Miller has already taken legal action against the newspaper and the footballer, who is said to be livid over the allegations, could soon follow suit.
It is said some 4,000 people’s phones could have been hacked according to the documents seized from Mr Mulcaire.
But this new anti hacking software, called Lolla, created by a British specialist computer security outfit, is “offering high-end (and random) encryption” ensuring only authorised users can access devices, blocking hackers of voice or texts messages.
The software will also protect content on cloud storage, data and content streaming. It will even introduce security for mobile appls, which is a first for the industry.

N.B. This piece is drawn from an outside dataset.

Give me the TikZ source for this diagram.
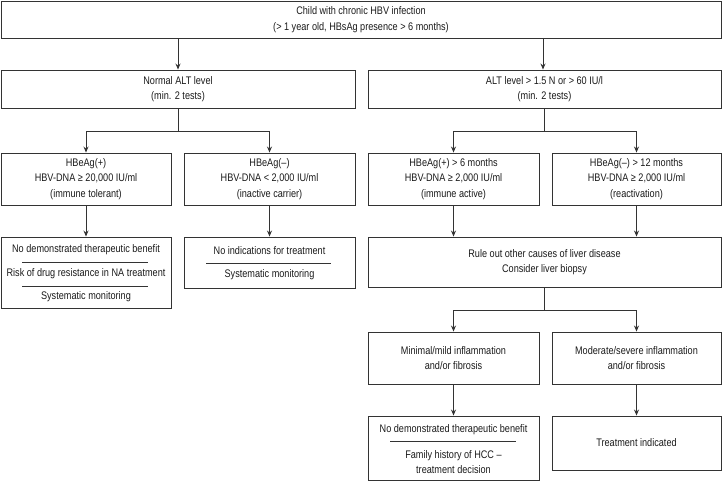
\documentclass[tikz,border=0pt]{standalone}
\usepackage{fontspec}
\setmainfont{Liberation Sans}[FakeStretch=0.83]
\usetikzlibrary{arrows.meta}
\definecolor{edge}{HTML}{333333}
\definecolor{ink}{HTML}{1A1A1A}
\begin{document}
\begin{tikzpicture}[x=1pt,y=-1pt,
  box/.style={draw=edge,line width=0.9pt,align=center,inner sep=0pt,text=ink,font=\fontsize{11}{15.5}\selectfont},
  txt/.style={inner sep=0pt,align=center,text=ink,font=\fontsize{11}{15.5}\selectfont},
  arr/.style={draw=edge,line width=0.9pt,-{Stealth[length=6pt,width=5pt]}},
  ln/.style={draw=edge,line width=0.9pt},
  sepline/.style={draw=edge,line width=0.6pt}]
\useasboundingbox (0,0) rectangle (722,481);

% boxes
\node[box,minimum width=720pt,minimum height=37pt] (top) at (361,19.5)
  {Child with chronic HBV infection\\(> 1 year old, HBsAg presence > 6 months)};
\node[box,minimum width=354pt,minimum height=38pt] (altn) at (178,89)
  {Normal ALT level\\(min. 2 tests)};
\node[box,minimum width=353pt,minimum height=38pt] (alth) at (544.5,89)
  {ALT level > 1.5 N or > 60 IU/l\\(min. 2 tests)};

\node[box,minimum width=170pt,minimum height=52pt] (hbp) at (86,179)
  {HBeAg(+)\\HBV-DNA ≥ 20,000 IU/ml\\(immune tolerant)};
\node[box,minimum width=171pt,minimum height=52pt] (hbn) at (269.5,179)
  {HBeAg(–)\\HBV-DNA < 2,000 IU/ml\\(inactive carrier)};
\node[box,minimum width=171pt,minimum height=52pt] (ia) at (453.5,179)
  {HBeAg(+) > 6 months\\HBV-DNA ≥ 2,000 IU/ml\\(immune active)};
\node[box,minimum width=169pt,minimum height=52pt] (ra) at (636.5,179)
  {HBeAg(–) > 12 months\\HBV-DNA ≥ 2,000 IU/ml\\(reactivation)};

% left result boxes
\node[box,minimum width=170pt,minimum height=71pt] (res1) at (86,272.5) {};
\node[txt] (r1a) at (86,250) {No demonstrated therapeutic benefit};
\node[txt] (r1b) at (86,273.5) {Risk of drug resistance in NA treatment};
\node[txt] (r1c) at (86,297) {Systematic monitoring};
\draw[sepline] (22,262) -- (148,262);
\draw[sepline] (22,286) -- (148,286);

\node[box,minimum width=171pt,minimum height=51pt] (res2) at (269.5,262.5) {};
\node[txt] (r2a) at (269.5,251) {No indications for treatment};
\node[txt] (r2b) at (269.5,275) {Systematic monitoring};
\draw[sepline] (206,263) -- (331,263);

\node[box,minimum width=353pt,minimum height=50pt] (rule) at (544.5,262)
  {Rule out other causes of liver disease\\Consider liver biopsy};

\node[box,minimum width=171pt,minimum height=52pt] (minb) at (453.5,358)
  {Minimal/mild inflammation\\and/or fibrosis};
\node[box,minimum width=169pt,minimum height=52pt] (modb) at (636.5,358)
  {Moderate/severe inflammation\\and/or fibrosis};

\node[box,minimum width=171pt,minimum height=64pt] (res3) at (453.5,448) {};
\node[txt] (r3a) at (453.5,430) {No demonstrated therapeutic benefit};
\node[txt] (r3b) at (453.5,462) {Family history of HCC –\\treatment decision};
\draw[sepline] (390,441.5) -- (516,441.5);

\node[box,minimum width=169pt,minimum height=54pt] (treat) at (636.5,443)
  {Treatment indicated};

% connectors
\draw[arr] (altn.north |- top.south) -- (altn.north);
\draw[arr] (543,38) coordinate (tr) -- (tr |- alth.north);

\coordinate (bl) at (178,131);
\draw[ln] (altn.south) -- (bl);
\draw[arr] (bl) -| (hbp.north);
\draw[arr] (bl) -| (hbn.north);

\coordinate (br) at (544.5,131);
\draw[ln] (alth.south) -- (br);
\draw[arr] (br) -| (ia.north);
\draw[arr] (br) -| (ra.north);

\draw[arr] (hbp.south) -- (res1.north);
\draw[arr] (hbn.south) -- (res2.north);
\draw[arr] (ia.south) -- (ia.south |- rule.north);
\draw[arr] (ra.south) -- (ra.south |- rule.north);

\coordinate (bm) at (544.5,310);
\draw[ln] (rule.south) -- (bm);
\draw[arr] (bm) -| (minb.north);
\draw[arr] (bm) -| (modb.north);

\draw[arr] (minb.south) -- (res3.north);
\draw[arr] (modb.south) -- (treat.north);
\end{tikzpicture}
\end{document}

It works by using randomly different algorithms so at no time does a hacker know which one is being used and new machine ID analysing devices’ unique fingerprints, according to its website. Its first Lolla application for Android devices will be out in May.
“The systems we have put in place mean that someone trying to hack a phone – or illegally retrieve messages and data from it – can very easily be locked out,” a spokesman for Lolla said.
A Lolla premium version will also be available for celebrities. Rooney must be breathing a sigh of relief.
Detectives have already arrested three former and current News journalists on suspicion of conspiracy to hack since January.